For instance, if you want to use $L^1$ loss, you can change the term to:

\[\frac{\partial L_i}{\partial y_i} = \text{sgn}(\tilde{y}_j - y_j)\]

where $\text{sgn}$ is the sign function.

For elastic net:

\[\frac{\partial L_i}{\partial y_i} = \alpha[\text{sgn}(\tilde{y}_i - y_i)] + (1-\alpha)(\tilde{y}_i - y_i)\]

Here’s a loss function that acts like $L^2$ near zero and $L^1$ away from it (soft near zero and not overly sensitive to outliers).

\[\begin{aligned} \frac{\partial L_i}{\partial y_i} &= \text{sgn}(\tilde{y}_i - y_i) \quad &\forall \quad |(\tilde{y}_i - y_i)| \geq \beta \\ &= (\tilde{y}_i - y_i) / \beta \quad &\forall \quad |(\tilde{y}_i - y_i)| \lt \beta \end{aligned}\]

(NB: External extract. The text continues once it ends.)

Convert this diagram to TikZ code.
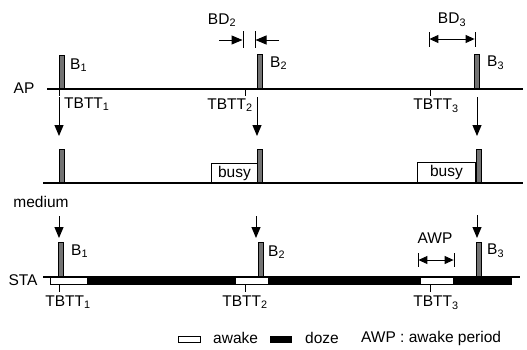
\documentclass[tikz,border=0pt]{standalone}
\usepackage{fontspec}
\setmainfont{Liberation Sans}
\usetikzlibrary{arrows.meta}
\begin{document}
\begin{tikzpicture}[x=1pt,y=-1pt,
  lbl/.style={font=\fontsize{15.5}{17}\selectfont, inner sep=0pt},
  beacon/.style={draw=black, fill=black!55, line width=0.8pt, minimum width=5pt, inner sep=0pt, anchor=south},
  baseline/.style={line width=1.1pt},
  tick/.style={line width=0.9pt},
  arr/.style={line width=1pt, -{Triangle[length=11pt,width=9pt]}},
  darr/.style={line width=1pt, {Triangle[length=9pt,width=8pt]}-{Triangle[length=9pt,width=8pt]}},
  busybox/.style={draw=black, line width=0.9pt, fill=white, inner sep=0pt, anchor=south west},
  awakebox/.style={draw=black, line width=0.8pt, fill=white},
  dozebar/.style={fill=black}
]
\useasboundingbox (0,0) rectangle (527,349);

% ---------- AP row ----------
\coordinate (apL) at (47,89);
\coordinate (apR) at (523,89);
\draw[baseline] (apL) -- (apR);
\node[lbl] (apLabel) at (24,88) {AP};
\node[beacon, minimum height=33pt] (apB1) at (61.5,89) {};
\node[beacon, minimum height=34pt] (apB2) at (259.5,89) {};
\node[beacon, minimum height=34pt] (apB3) at (477,89) {};
\node[lbl, anchor=west] (apB1l) at (70,65) {B\textsubscript{1}};
\node[lbl, anchor=west] (apB2l) at (270,63) {B\textsubscript{2}};
\node[lbl, anchor=west] (apB3l) at (487,63) {B\textsubscript{3}};
\draw[tick] (59,89) -- (59,96);
\draw[tick] (245,89) -- (245,96);
\draw[tick] (430,89) -- (430,96);
\node[lbl, anchor=west] (apT1) at (64,104) {TBTT\textsubscript{1}};
\node[lbl] (apT2) at (230,105) {TBTT\textsubscript{2}};
\node[lbl] (apT3) at (436,106) {TBTT\textsubscript{3}};

% BD2
\node[lbl] (bd2) at (222,20) {BD\textsubscript{2}};
\coordinate (bd2a) at (243,31); \coordinate (bd2b) at (243,48);
\coordinate (bd2c) at (255,31); \coordinate (bd2d) at (255,48);
\draw[tick] (bd2a) -- (bd2b);
\draw[tick] (bd2c) -- (bd2d);
\coordinate (bd2s1) at (219,40); \coordinate (bd2e1) at (242.5,40);
\coordinate (bd2s2) at (279,40); \coordinate (bd2e2) at (255.5,40);
\draw[arr] (bd2s1) -- (bd2e1);
\draw[arr] (bd2s2) -- (bd2e2);

% BD3
\node[lbl] (bd3) at (452,20) {BD\textsubscript{3}};
\coordinate (bd3a) at (429,32); \coordinate (bd3b) at (429,47);
\coordinate (bd3c) at (475,32); \coordinate (bd3d) at (475,47);
\draw[tick] (bd3a) -- (bd3b);
\draw[tick] (bd3c) -- (bd3d);
\coordinate (bd3l) at (429.4,39); \coordinate (bd3r) at (474.6,39);
\draw[darr] (bd3l) -- (bd3r);

% arrows AP -> medium
\coordinate (a1s) at (59,97);  \coordinate (a1e) at (59,136);
\coordinate (a2s) at (257,97); \coordinate (a2e) at (257,136);
\coordinate (a3s) at (477,97); \coordinate (a3e) at (477,136);
\draw[arr] (a1s) -- (a1e);
\draw[arr] (a2s) -- (a2e);
\draw[arr] (a3s) -- (a3e);

% ---------- medium row ----------
\coordinate (mL) at (43,183);
\coordinate (mR) at (523,183);
\draw[baseline] (mL) -- (mR);
\node[lbl] (mLabel) at (41,202) {medium};
\node[busybox, minimum width=46pt, minimum height=19pt] (busy1) at (211,183) {};
\node[lbl] at (busy1.center) {busy};
\node[busybox, minimum width=58pt, minimum height=20pt] (busy2) at (417,183) {};
\node[lbl] at (busy2.center) {busy};
\node[beacon, minimum height=33pt] (mB1) at (61.5,183) {};
\node[beacon, minimum height=33pt] (mB2) at (260,183) {};
\node[beacon, minimum height=33pt] (mB3) at (479,183) {};

% arrows medium -> STA
\coordinate (b1s) at (59,216);  \coordinate (b1e) at (59,238);
\coordinate (b2s) at (256,216); \coordinate (b2e) at (256,238);
\coordinate (b3s) at (477,215); \coordinate (b3e) at (477,238);
\draw[arr] (b1s) -- (b1e);
\draw[arr] (b2s) -- (b2e);
\draw[arr] (b3s) -- (b3e);

% ---------- STA row ----------
\coordinate (sL) at (43,277);
\coordinate (sR) at (520,277);
\draw[baseline] (sL) -- (sR);
\fill[dozebar] (50,277) rectangle (512,285);
\draw[awakebox] (50,277.5) rectangle (87,284.5);
\draw[awakebox] (235,277.5) rectangle (268,284.5);
\draw[awakebox] (420,277.5) rectangle (453,284.5);
\node[lbl] (sLabel) at (23,280) {STA};
\node[beacon, minimum height=34pt] (sB1) at (60.5,277) {};
\node[beacon, minimum height=34pt] (sB2) at (260.5,277) {};
\node[beacon, minimum height=34pt] (sB3) at (478.5,277) {};
\node[lbl, anchor=west] (sB1l) at (71,251) {B\textsubscript{1}};
\node[lbl, anchor=west] (sB2l) at (268,252) {B\textsubscript{2}};
\node[lbl, anchor=west] (sB3l) at (487,251) {B\textsubscript{3}};
\draw[tick] (59,285) -- (59,292);
\draw[tick] (245,285) -- (245,292);
\draw[tick] (430,285) -- (430,292);
\node[lbl] (sT1) at (68,302) {TBTT\textsubscript{1}};
\node[lbl] (sT2) at (245,302) {TBTT\textsubscript{2}};
\node[lbl] (sT3) at (436,303) {TBTT\textsubscript{3}};

% AWP
\node[lbl] (awp) at (435,238) {AWP};
\coordinate (awpa) at (418,253); \coordinate (awpb) at (418,267);
\coordinate (awpc) at (454,253); \coordinate (awpd) at (454,267);
\draw[tick] (awpa) -- (awpb);
\draw[tick] (awpc) -- (awpd);
\coordinate (awpl) at (418.4,260); \coordinate (awpr) at (453.6,260);
\draw[darr] (awpl) -- (awpr);

% ---------- legend ----------
\draw[awakebox] (178,336) rectangle (200,342);
\node[lbl, anchor=west] (lgAwake) at (213,338) {awake};
\fill[dozebar] (270,335.5) rectangle (292,342.5);
\node[lbl, anchor=west] (lgDoze) at (305,338) {doze};
\node[lbl, anchor=west] (lgAwp) at (361,338) {AWP : awake period};
\end{tikzpicture}
\end{document}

I spent some time tuning the optimization to be more stable. Here’s some elastic net action (if it is not looping, open in a new tab to see it evolve over epochs):

imelasticnet optimization rung

Ultimately I found the third loss function the best. It was pretty stable and worked fast.

rnn optimization

Conclusion

The Recurrent Neural Network (RNN) remains a valuable tool for solving time series and natural language processing tasks. Understanding the algorithm and optimization techniques through detailed derivations and analysis can aid in developing a deeper intuition for RNNs. Please copy the code and run your own experiments!